Cassie, while going to Adam's (Thomas Dekker), she is haunted once again by the spirits of the dead witches and her car crashes. She is getting out of the car and starts following the witches so she can find out what they want. In the meantime, Jake and Adam are searching for her and when they find her car they know she is in trouble.

All three of them end up in the church where Blackwell killed the witches. The witches get into Adam's body and demand from Cassie to give them the medallion otherwise they'll kill Adam. Jake is trying to convince her to not do it because the medallion contains the energy of a thousand witches and giving it to six will make them powerful and unbeatable. Cassie, not having another choice, she destroys the medallion and the witches disappear.

The episode ends with Cassie and Adam finally having their Valentine's date and a man with a mark on his hand getting into Chance Harbor, watching them from distance.

==Reception==

===Ratings===
In its original American broadcast, "Valentine" was watched by 1.82 million; up 0.07 from the previous episode.

===Reviews===
"Valentine" received generally positive reviews.
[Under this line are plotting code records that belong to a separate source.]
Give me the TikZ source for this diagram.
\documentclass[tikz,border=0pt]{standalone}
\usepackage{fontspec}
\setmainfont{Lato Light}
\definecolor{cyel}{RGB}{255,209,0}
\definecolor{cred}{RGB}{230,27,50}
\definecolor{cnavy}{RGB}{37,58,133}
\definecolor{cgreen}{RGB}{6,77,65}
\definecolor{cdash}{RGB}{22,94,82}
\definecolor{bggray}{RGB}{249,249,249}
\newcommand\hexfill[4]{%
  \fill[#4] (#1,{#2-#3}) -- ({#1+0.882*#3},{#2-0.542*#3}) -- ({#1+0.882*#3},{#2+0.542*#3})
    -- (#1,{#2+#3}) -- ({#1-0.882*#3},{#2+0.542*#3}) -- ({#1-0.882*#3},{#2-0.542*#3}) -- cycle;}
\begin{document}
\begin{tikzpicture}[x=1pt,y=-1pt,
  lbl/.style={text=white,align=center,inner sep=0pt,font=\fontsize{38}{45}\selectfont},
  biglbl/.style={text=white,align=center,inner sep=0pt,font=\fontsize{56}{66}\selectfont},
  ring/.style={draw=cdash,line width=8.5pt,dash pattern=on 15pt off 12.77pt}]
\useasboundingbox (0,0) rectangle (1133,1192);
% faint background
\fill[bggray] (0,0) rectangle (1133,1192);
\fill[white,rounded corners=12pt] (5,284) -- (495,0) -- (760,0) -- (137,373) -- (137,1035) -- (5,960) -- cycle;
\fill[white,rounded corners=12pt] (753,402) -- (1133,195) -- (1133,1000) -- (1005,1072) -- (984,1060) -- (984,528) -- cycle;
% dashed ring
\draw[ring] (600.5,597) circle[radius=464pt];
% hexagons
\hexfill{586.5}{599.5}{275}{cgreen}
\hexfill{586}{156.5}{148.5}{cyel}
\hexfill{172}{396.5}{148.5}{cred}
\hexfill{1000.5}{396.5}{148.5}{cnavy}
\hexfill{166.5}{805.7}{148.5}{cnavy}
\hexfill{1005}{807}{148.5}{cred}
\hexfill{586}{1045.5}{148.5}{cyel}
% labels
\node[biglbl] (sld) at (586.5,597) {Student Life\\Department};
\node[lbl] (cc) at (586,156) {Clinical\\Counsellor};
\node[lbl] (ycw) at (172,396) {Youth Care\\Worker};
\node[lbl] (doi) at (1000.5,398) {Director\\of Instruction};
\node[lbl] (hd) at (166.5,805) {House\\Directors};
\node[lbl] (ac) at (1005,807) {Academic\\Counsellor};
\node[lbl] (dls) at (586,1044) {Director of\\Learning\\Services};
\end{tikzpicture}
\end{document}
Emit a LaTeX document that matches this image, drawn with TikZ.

Katherine Miller from The A.V. Club gave an A− rate to the episode saying that The Secret Circle killed an episode. "But I’m pretty sure that was very entertaining. It was even—unlike so many episodes of this show—sensible, logical (but not responsible or practical). Each plot happening informed the next, and thus we arrived at this: A funny, but legitimately suspenseful hour of television, as Cassie got a few steps closer to her father, Faye fell into a trap, and Diana had herself a good time."

Matt Richenthal from TV Fanatic rated the episode with 3.8/5 stating though that the show needs a "game-changer".

Sarah Maines from The TV Chick said that this episode was the first truly good one of the spring. "Secret Circle works best when it embraces it’s horror/thriller elements and tonight was a fine example of that! I fully admit to jumping out of my seat a few times when the ghosts were following Cassie throughout the episode."

==Feature music==
In the episode "Valentine" we can hear the songs:
- "Car Song" by Spank Rock
- "Be A Body" by Grimes
- "Above All" by Razika
- "Feel So Close" by Calvin Harris
- "Swoon" by Big Deal

==Notes==
- From this episode, Valentine, Chris Zylka stopped appearing as a guest on the series' credits but as a regular for the rest of the show.